Fukuyama apparently believes that the phrase "not currently" saves him from existential peril. But the problem is that precisely as we speak, Al-Qaeda is energetically trying to make up for the deficiencies from which Fukuyama so complacently derives comfort. When Hitler marched into the Rhineland in 1936, he did not "currently" have the means to overrun Europe. Many Europeans believed, delusionally, that he did not present an existential threat. By Fukuyama's logic, they were right.

What defines an existential threat is intent, objective and potential capability. Existential struggle is a struggle over existence and identity. Until it lost heart late in life, Soviet communism was utterly committed to the eradication of what it called capitalism, in other words, the entire way of life of the West. Its mission was to do to the world what it had done to, say, Lithuania and Czechoslovakia--remake it in its image. Existential struggle is a fight to the end--extermination or, even better, conversion. That is what distinguishes it from non-existential struggles, in which the contending parties in principle can find compromise (over territory or resources or power).
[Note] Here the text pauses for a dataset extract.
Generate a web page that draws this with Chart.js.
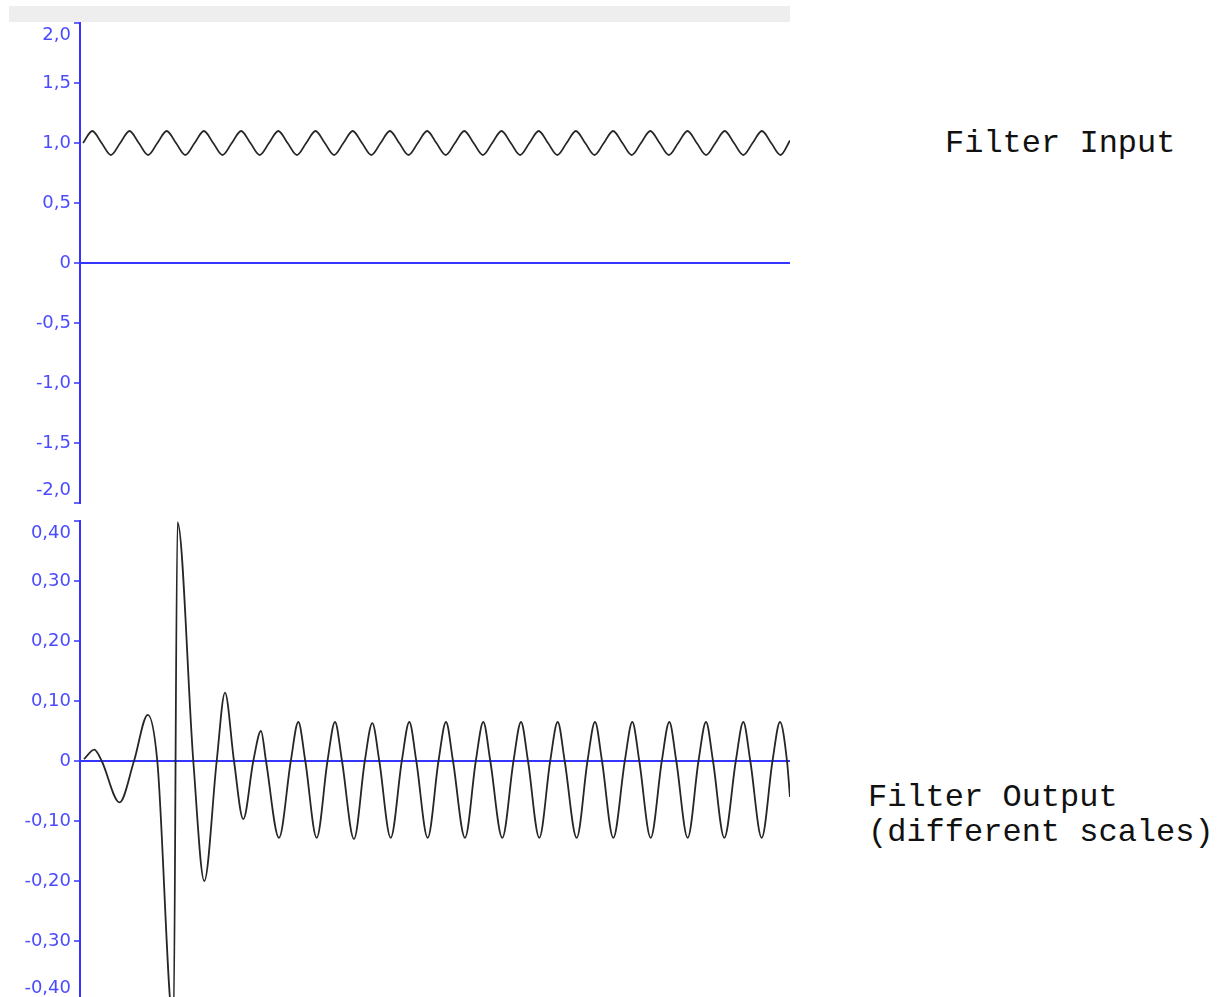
<!DOCTYPE html>
<html>
<head>
<meta charset="utf-8">
<script src="https://cdn.jsdelivr.net/npm/chart.js@4"></script>
<style>
	body { margin: 0; background: #ffffff; overflow: hidden; }
	#bar { position: absolute; left: 9px; top: 6px; width: 781px; height: 16px; background: #eeeeee; }
	canvas { position: absolute; left: 0; }
	#input { top: 0; }
	#output { top: 510px; }
	.caption { position: absolute; font-family: "Liberation Mono", monospace; font-size: 32px; line-height: 35px; color: #111111; white-space: pre; }
</style>
</head>
<body>
<div id="bar"></div>
<canvas id="input" width="790" height="510"></canvas>
<canvas id="output" width="790" height="500"></canvas>
<div class="caption" style="left:945px; top:126px;">Filter Input</div>
<div class="caption" style="left:868px; top:780px;">Filter Output
(different scales)</div>

<script>
// sample position (n) and value
const inputSample = [3.0, 12.3, 21.6, 30.9, 40.2, 49.5, 58.8, 68.1, 77.4, 86.7, 96.0, 105.3, 114.6, 123.9, 133.2, 142.5, 151.8, 161.1, 170.4, 179.7, 189.0, 198.3, 207.6, 216.9, 226.2, 235.5, 244.8, 254.1, 263.4, 272.7, 282.0, 291.3, 300.6, 309.9, 319.2, 328.5, 337.8, 347.1, 356.4, 365.7, 375.0, 384.3, 393.6, 402.9, 412.2, 421.5, 430.8, 440.1, 449.4, 458.7, 468.0, 477.3, 486.6, 495.9, 505.2, 514.5, 523.8, 533.1, 542.4, 551.7, 561.0, 570.3, 579.6, 588.9, 598.2, 607.5, 616.8, 626.1, 635.4, 644.7, 654.0, 663.3, 672.6, 681.9, 691.2, 700.5, 710.0];
const inputValue = [1.0, 1.1, 1.0, 0.9, 1.0, 1.1, 1.0, 0.9, 1.0, 1.1, 1.0, 0.9, 1.0, 1.1, 1.0, 0.9, 1.0, 1.1, 1.0, 0.9, 1.0, 1.1, 1.0, 0.9, 1.0, 1.1, 1.0, 0.9, 1.0, 1.1, 1.0, 0.9, 1.0, 1.1, 1.0, 0.9, 1.0, 1.1, 1.0, 0.9, 1.0, 1.1, 1.0, 0.9, 1.0, 1.1, 1.0, 0.9, 1.0, 1.1, 1.0, 0.9, 1.0, 1.1, 1.0, 0.9, 1.0, 1.1, 1.0, 0.9, 1.0, 1.1, 1.0, 0.9, 1.0, 1.1, 1.0, 0.9, 1.0, 1.1, 1.0, 0.9, 1.0, 1.1, 1.0, 0.9, 1.02];

// sample position (n) and value (peaks, troughs, zero crossings)
const outputSample = [4, 14.3, 21.7, 39.5, 54, 67.8, 77.3, 93.5, 97.5, 113.3, 124.3, 136.7, 145, 154, 163.3, 173.3, 181, 186, 199,
	210.8, 218.3, 225.3, 236.7, 247.5, 255, 262, 274, 284.8, 292.3, 299.3, 310.7, 321.8, 329.3, 336.3, 347.7,
	358.5, 366, 373, 385, 395.8, 403.3, 410.3, 422.3, 433.5, 441, 448, 459.3, 470.2, 477.7, 484.7, 496.7,
	507.5, 515, 522, 533.3, 544.8, 552.3, 559.3, 570.7, 581.8, 589.3, 596.3, 607.7, 618.5, 626, 633, 644.3,
	655.8, 663.3, 670.3, 681.7, 692.5, 700, 707, 710];
const outputValue = [0.003, 0.019, 0, -0.069, 0, 0.077, 0, -0.44, 0.398, 0, -0.20, 0, 0.114, 0, -0.097, 0, 0.05, 0, -0.128,
	0, 0.065, 0, -0.128, 0, 0.065, 0, -0.13, 0, 0.063, 0, -0.128, 0, 0.065, 0, -0.128,
	0, 0.065, 0, -0.128, 0, 0.065, 0, -0.128, 0, 0.065, 0, -0.128, 0, 0.065, 0, -0.128,
	0, 0.065, 0, -0.128, 0, 0.065, 0, -0.128, 0, 0.065, 0, -0.128, 0, 0.065, 0, -0.128,
	0, 0.065, 0, -0.128, 0, 0.065, 0, -0.06];

// tick values and their printed labels
const inputTicks = [-2, -1.5, -1, -0.5, 0, 0.5, 1, 1.5, 2];
const inputTickLabels = ['-2,0', '-1,5', '-1,0', '-0,5', '0', '0,5', '1,0', '1,5', '2,0'];
const outputTicks = [-0.4, -0.3, -0.2, -0.1, 0, 0.1, 0.2, 0.3, 0.4];
const outputTickLabels = ['-0,40', '-0,30', '-0,20', '-0,10', '0', '0,10', '0,20', '0,30', '0,40'];

const axisBlue = '#3535ff';
const labelBlue = '#4a4aff';

function to_points(xs, ys) {
	let pts = [];
	for (let i = 0; i < xs.length; i++) {
		pts.push({ x: xs[i], y: ys[i] });
	}
	return pts;
}

function make_config(xs, ys, ticks, labels, padding) {
	const lo = ticks[0];
	const hi = ticks[ticks.length - 1];
	return {
		type: 'line',
		data: {
			datasets: [{
				data: to_points(xs, ys),
				borderColor: '#262626',
				borderWidth: 1.8,
				pointRadius: 0,
				cubicInterpolationMode: 'monotone',
				fill: false,
			}],
		},
		options: {
			responsive: false,
			animation: false,
			devicePixelRatio: 1,
			layout: { padding: padding },
			plugins: {
				legend: { display: false },
				tooltip: { enabled: false },
			},
			scales: {
				x: { type: 'linear', min: 0, max: 710, display: false },
				y: {
					min: lo,
					max: hi,
					afterFit: (scale) => {
						scale.width = 80;
						scale.paddingTop = 0;
						scale.paddingBottom = 0;
					},
					afterBuildTicks: (scale) => {
						scale.ticks = ticks.map((v) => ({ value: v }));
					},
					border: { color: axisBlue, width: 2 },
					grid: {
						color: (ctx) => (ctx.tick && Math.abs(ctx.tick.value) < 1e-9 ? axisBlue : 'rgba(0,0,0,0)'),
						lineWidth: 2,
						tickColor: axisBlue,
						tickLength: 6,
						tickWidth: 1.5,
					},
					ticks: {
						color: labelBlue,
						padding: 3,
						font: { family: 'DejaVu Sans', size: 18, lineHeight: 1.4 },
						callback: (value) => {
							// first and last labels sit inside the axis ends
							let idx = 0;
							for (let i = 0; i < ticks.length; i++) {
								if (Math.abs(ticks[i] - value) < 1e-9) idx = i;
							}
							const txt = labels[idx];
							if (idx == ticks.length - 1) return ['', txt];
							if (idx == 0) return [txt, ''];
							return txt;
						},
					},
				},
			},
		},
	};
}

const inputChart = new Chart(
	document.getElementById('input'),
	make_config(inputSample, inputValue, inputTicks, inputTickLabels, { top: 23, bottom: 7, left: 0, right: 0 })
);

const outputChart = new Chart(
	document.getElementById('output'),
	make_config(outputSample, outputValue, outputTicks, outputTickLabels, { top: 11, bottom: 9, left: 0, right: 0 })
);
</script>
</body>
</html>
Fukuyama is unimpressed with radical Islam because, in his view, it lacks the global appeal of such true existential threats as communism and Nazism. But Nazism had little global appeal. A master-race theory hardly plays well among the other races. Did it really have more sympathizers and fifth columnists in the West than does Islamism today? Islamist cells are being discovered regularly in just about every European capital, and some even in the United States. And these, of course, are just the fifth columnists we know about. The thought is sobering, given how oblivious we were to the presence among us of the 9/11 plotters. Just because Islamism in the West may not, like its Nazi or communist counterparts, take the form of a political party or capture Western celebrity intellectuals, does not minimize the threat or the power of its appeal. Radical Islam does not have its Sartre or its Pound. It is the conceit of intellectuals to think that this counts for more than a Richard Reid, armed this time not with a shoe-bomb but a nuclear suitcase or consignment of anthrax.